ICON: Improving Inter-Report Consistency in Radiology Report Generation via Lesion-aware Mixup Augmentation
Wenjun Hou, Yi Cheng, Kaishuai Xu, Yan Hu, Wenjie Li, Jiang Liu
TL;DR
The paper tackles inter-report consistency in radiology report generation by introducing ICon, a lesion-aware, two-stage framework that first extracts lesions (Zoomer) and then generates consistent reports through lesion-attribute alignment (Inspector) and a cross-attentive generator (FiD/BART). A lesion-aware mixup augments training to align semantically equivalent lesions, while two metrics, Con and R-Con, quantify inter-report consistency with reference-quality weighting. Extensive experiments on IU X-ray, MIMIC-CXR, and MIMIC-ABN demonstrate that ICon achieves state-of-the-art inter-report consistency and competitive clinical accuracy, highlighting the value of region-level lesion reasoning for trustworthy radiology narration. The work suggests practical impact in improving credibility and robustness of automated radiology reporting, with future directions including incorporating large language models and end-to-end optimization ideas to further enhance performance.
Abstract
Previous research on radiology report generation has made significant progress in terms of increasing the clinical accuracy of generated reports. In this paper, we emphasize another crucial quality that it should possess, i.e., inter-report consistency, which refers to the capability of generating consistent reports for semantically equivalent radiographs. This quality is even of greater significance than the overall report accuracy in terms of ensuring the system's credibility, as a system prone to providing conflicting results would severely erode users' trust. Regrettably, existing approaches struggle to maintain inter-report consistency, exhibiting biases towards common patterns and susceptibility to lesion variants. To address this issue, we propose ICON, which improves the inter-report consistency of radiology report generation. Aiming to enhance the system's ability to capture similarities in semantically equivalent lesions, our approach first involves extracting lesions from input images and examining their characteristics.
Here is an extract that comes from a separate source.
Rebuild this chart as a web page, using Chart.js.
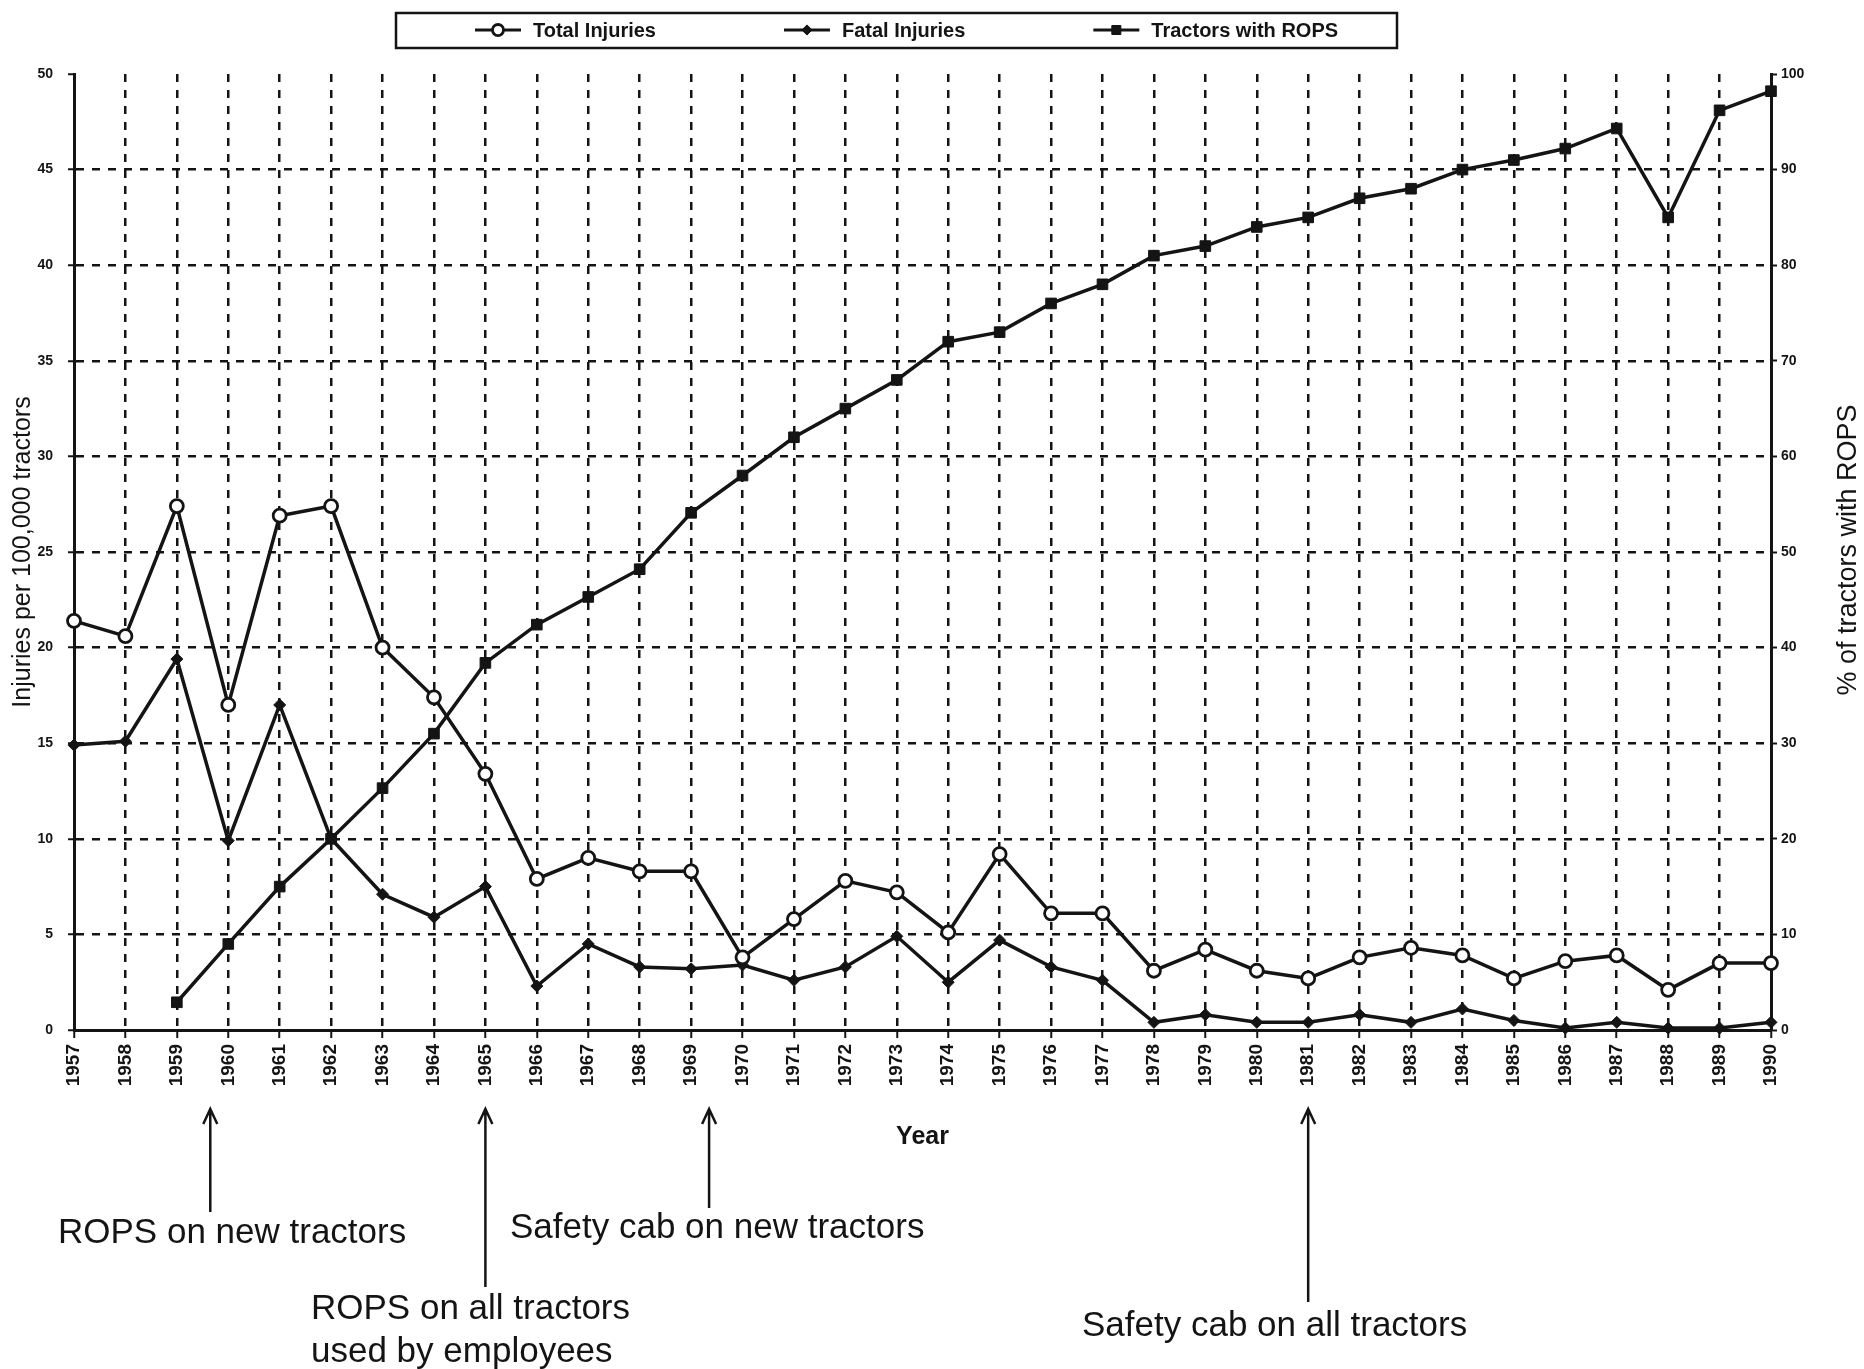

Then, we introduce a lesion-aware mixup technique to ensure that the representations of the semantically equivalent lesions align with the same attributes, achieved through a linear combination during the training phase. Extensive experiments on three publicly available chest X-ray datasets verify the effectiveness of our approach, both in terms of improving the consistency and accuracy of the generated reports.